BEGIN Entries supplied
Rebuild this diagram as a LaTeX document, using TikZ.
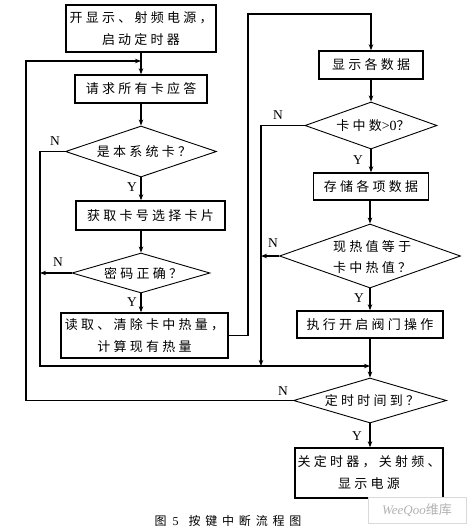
\documentclass[tikz,border=0pt]{standalone}
\usepackage{fontspec}
\setmainfont{Liberation Serif}
\newfontfamily\cjk[LetterSpace=25]{Noto Sans CJK SC}
\newfontfamily\cjkcap[LetterSpace=40]{Noto Sans CJK SC}
\usetikzlibrary{arrows.meta,shapes.geometric}
\tikzset{
  box/.style={draw, line width=1.4pt, rectangle, inner sep=0pt, align=center,
              font=\cjk\fontsize{13}{22}\selectfont},
  dia/.style={draw, line width=0.9pt, diamond, inner sep=0pt},
  dtxt/.style={inner sep=0pt, align=center, font=\cjk\fontsize{13}{21}\selectfont},
  arr/.style={-{Stealth[length=6pt,width=4.5pt]}, line width=1.3pt},
  yn/.style={inner sep=0pt, font=\fontsize{13.5}{13.5}\selectfont},
}
\begin{document}
\begin{tikzpicture}[x=1pt,y=-1pt]
\useasboundingbox (0,0) rectangle (472,530);
% left column
\node[box, minimum width=150pt, minimum height=47pt] (b1) at (141,28.5) {开显示、射频电源，\\启动定时器};
\node[box, minimum width=132pt, minimum height=28pt] (b2) at (141,89) {请求所有卡应答};
\node[dia, minimum width=151pt, minimum height=51pt] (d1) at (141,151.5) {};
\node[dtxt] (d1t) at (144,152) {是本系统卡？};
\node[box, minimum width=149pt, minimum height=29pt] (b3) at (150.5,215.5) {获取卡号选择卡片};
\node[dia, minimum width=138pt, minimum height=40pt] (d2) at (141,273) {};
\node[dtxt] (d2t) at (143,273.5) {密码正确？};
\node[box, minimum width=167pt, minimum height=45pt] (b4) at (144.5,335.5) {读取、清除卡中热量，\\计算现有热量};
% right column
\node[box, minimum width=104pt, minimum height=28pt] (b5) at (371,65) {显示各数据};
\node[dia, minimum width=132pt, minimum height=47pt] (d3) at (371,125.5) {};
\node[dtxt] (d3t) at (373,126) {卡中数{\rmfamily\fontsize{14}{14}\selectfont >0}？};
\node[box, minimum width=115pt, minimum height=27pt] (b6) at (371,186.5) {存储各项数据};
\node[dia, minimum width=181pt, minimum height=64pt] (d4) at (370,256) {};
\node[dtxt] (d4t) at (372,257) {现热值等于\\卡中热值？};
\node[box, minimum width=146pt, minimum height=27pt] (b7) at (370,324.5) {执行开启阀门操作};
\node[dia, minimum width=153pt, minimum height=45pt] (d5) at (370,400.5) {};
\node[dtxt] (d5t) at (372,401) {定时时间到？};
\node[box, minimum width=148pt, minimum height=50pt] (b8) at (369,473) {关定时器，关射频、\\显示电源};
% junctions
\coordinate (jL) at (40,366);
\coordinate (jM) at (261,366);
\coordinate (jR) at (370,366);
\coordinate (k1) at (248,14);
\coordinate (cL) at (26,61);
\coordinate (cR) at (141,61);
% connectors
\draw[arr] (b1.south) -- (b2.north);
\draw[arr] (b2.south) -- (d1.north);
\draw[arr] (d1.south) -- (d1.south |- b3.north);
\draw[arr] (d1.south |- b3.south) -- (d2.north);
\draw[arr] (d2.south) -- (d2.south |- b4.north);
\draw[arr] (d1.west) -| (jL) -- (jR);
\draw[arr] (d2.west) -- (d2.west -| jL);
\draw[arr] (b4.east) -| (k1) -- (k1 -| b5.north) -- (b5.north);
\draw[arr] (b5.south) -- (d3.north);
\draw[arr] (d3.south) -- (d3.south |- b6.north);
\draw[arr] (d3.west) -| (jM);
\draw[arr] (b6.south -| d4.north) -- (d4.north);
\draw[arr] (d4.west) -- (d4.west -| jM);
\draw[arr] (d4.south) -- (d4.south |- b7.north);
\draw[arr] (b7.south -| d5.north) -- (d5.north);
\draw[arr] (d5.west) -| (cL) -- (cR);
\draw[arr] (d5.south) -- (d5.south |- b8.north);
% Y / N labels
\node[yn] (y1) at (132,187) {Y};
\node[yn] (y2) at (132,302) {Y};
\node[yn] (y3) at (358,160) {Y};
\node[yn] (y4) at (359,298) {Y};
\node[yn] (y5) at (357,436) {Y};
\node[yn] (n1) at (55,141) {N};
\node[yn] (n2) at (58,262) {N};
\node[yn] (n3) at (278,115) {N};
\node[yn] (n4) at (273,243) {N};
\node[yn] (n5) at (283,391) {N};
% caption
\node[inner sep=0pt, font=\cjkcap\fontsize{12}{12}\selectfont] (cap) at (228,521)
  {图\hspace{6pt}{\rmfamily 5}\hspace{10pt}按键中断流程图};
% watermark
\node[draw=black!15, fill=white, minimum width=98pt, minimum height=26pt, inner sep=0pt,
      text=black!30, font=\fontsize{13}{13}\selectfont\itshape] (wm) at (417,510)
      {WeeQoo{\upshape\cjk\addfontfeature{LetterSpace=0}维库}};
\end{tikzpicture}
\end{document}
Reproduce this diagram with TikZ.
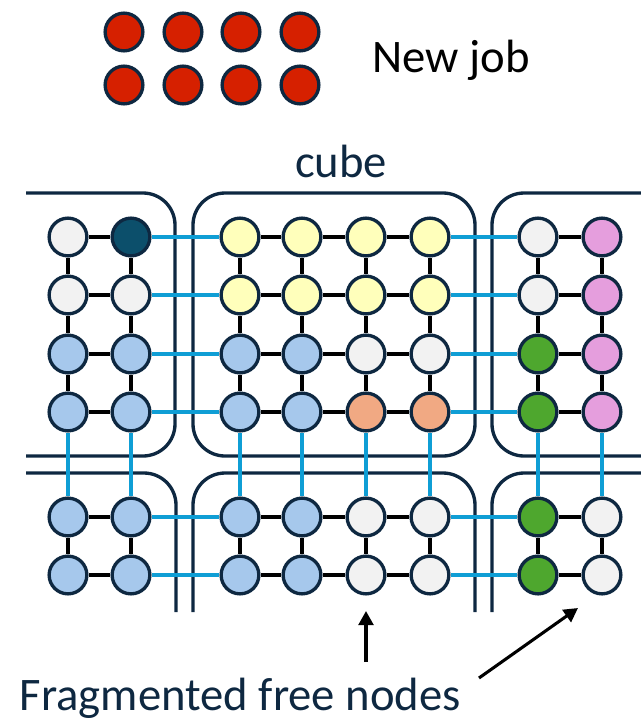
\documentclass[tikz,border=0pt]{standalone}
\usepackage{fontspec}
\setmainfont{Carlito}
\usetikzlibrary{arrows.meta}
\definecolor{navy}{HTML}{0E2841}
\definecolor{linkblue}{HTML}{0F9ED5}
\definecolor{freegrey}{HTML}{F2F2F2}
\definecolor{jobteal}{HTML}{0C4F6B}
\definecolor{jobyellow}{HTML}{FFFFBB}
\definecolor{jobblue}{HTML}{A6C8EC}
\definecolor{joborange}{HTML}{F1A983}
\definecolor{jobgreen}{HTML}{4EA72E}
\definecolor{jobpink}{HTML}{E59EDD}
\definecolor{jobred}{HTML}{D62000}

\begin{document}
\begin{tikzpicture}[x=0.75pt, y=-0.75pt,
    chip/.style={circle, draw=navy, line width=2.5pt, minimum size=28.3pt, inner sep=0pt},
    cubebox/.style={draw=navy, line width=2.5pt, rounded corners=24pt},
    wire/.style={line width=3pt, black},
    link/.style={line width=3pt, linkblue},
    bigtext/.style={font=\fontsize{35}{42}\selectfont}]
    \useasboundingbox (0,0) rectangle (641,722);

    % New job
    \foreach \x [count=\i] in {124,183,241,300} {
        \node[chip, fill=jobred] (job1\i) at (\x,32) {};
        \node[chip, fill=jobred] (job2\i) at (\x,85) {};
    }
    \node[bigtext, anchor=base west] (newjob) at (368,72) {New job};

    % Cubes
    \node[bigtext, text=navy, anchor=base] (cube) at (341,177) {cube};
    \draw[cubebox] (26,193) -- (175,193) -- (175,456) -- (26,456);
    \draw[cubebox] (193,193) rectangle (475,456);
    \draw[cubebox] (641,193) -- (492,193) -- (492,456) -- (641,456);
    \draw[cubebox] (26,473) -- (176,473) -- (176,612);
    \draw[cubebox] (193,612) -- (193,473) -- (475,473) -- (475,612);
    \draw[cubebox] (492,612) -- (492,473) -- (641,473);

    % Nodes
    \foreach \y/\fills [count=\r] in {
        237/{freegrey,jobteal,jobyellow,jobyellow,jobyellow,jobyellow,freegrey,jobpink},
        295/{freegrey,freegrey,jobyellow,jobyellow,jobyellow,jobyellow,freegrey,jobpink},
        354/{jobblue,jobblue,jobblue,jobblue,freegrey,freegrey,jobgreen,jobpink},
        412/{jobblue,jobblue,jobblue,jobblue,joborange,joborange,jobgreen,jobpink},
        517/{jobblue,jobblue,jobblue,jobblue,freegrey,freegrey,jobgreen,freegrey},
        575/{jobblue,jobblue,jobblue,jobblue,freegrey,freegrey,jobgreen,freegrey}} {
        \foreach \f [count=\c] in \fills {
            \pgfmathsetmacro{\colx}{{68,131,240,302,366,430,538,602}[\c-1]}
            \node[chip, fill=\f] (n\r\c) at (\colx,\y) {};
        }
    }

    % Links inside a cube
    \foreach \r in {1,...,6} {
        \foreach \a/\b in {1/2,3/4,4/5,5/6,7/8}
            \draw[wire] (n\r\a) -- (n\r\b);
        \foreach \a/\b in {2/3,6/7}
            \draw[link] (n\r\a) -- (n\r\b);
    }
    \foreach \c in {1,...,8} {
        \foreach \a/\b in {1/2,2/3,3/4,5/6}
            \draw[wire] (n\a\c) -- (n\b\c);
        \draw[link] (n4\c) -- (n5\c);
    }

    % Fragmented free nodes
    \node[bigtext, text=navy, anchor=base west] (free) at (15,710) {Fragmented free nodes};
    \coordinate (tipa) at (366,611);
    \coordinate (tailb) at (479,678);
    \coordinate (tipb) at (578,608);
    \draw[-{Triangle[length=10.5pt, width=11pt]}, line width=2.3pt] (366,662) -- (tipa);
    \draw[-{Triangle[length=10.5pt, width=11pt]}, line width=2.3pt] (tailb) -- (tipb);

\end{tikzpicture}
\end{document}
END Entries supplied
● **What you have to do**:
Copy every line in the records above that contains the word "this".

● **Written answer**:
Rebuild this diagram as a LaTeX document, using TikZ.
Reproduce this diagram with TikZ.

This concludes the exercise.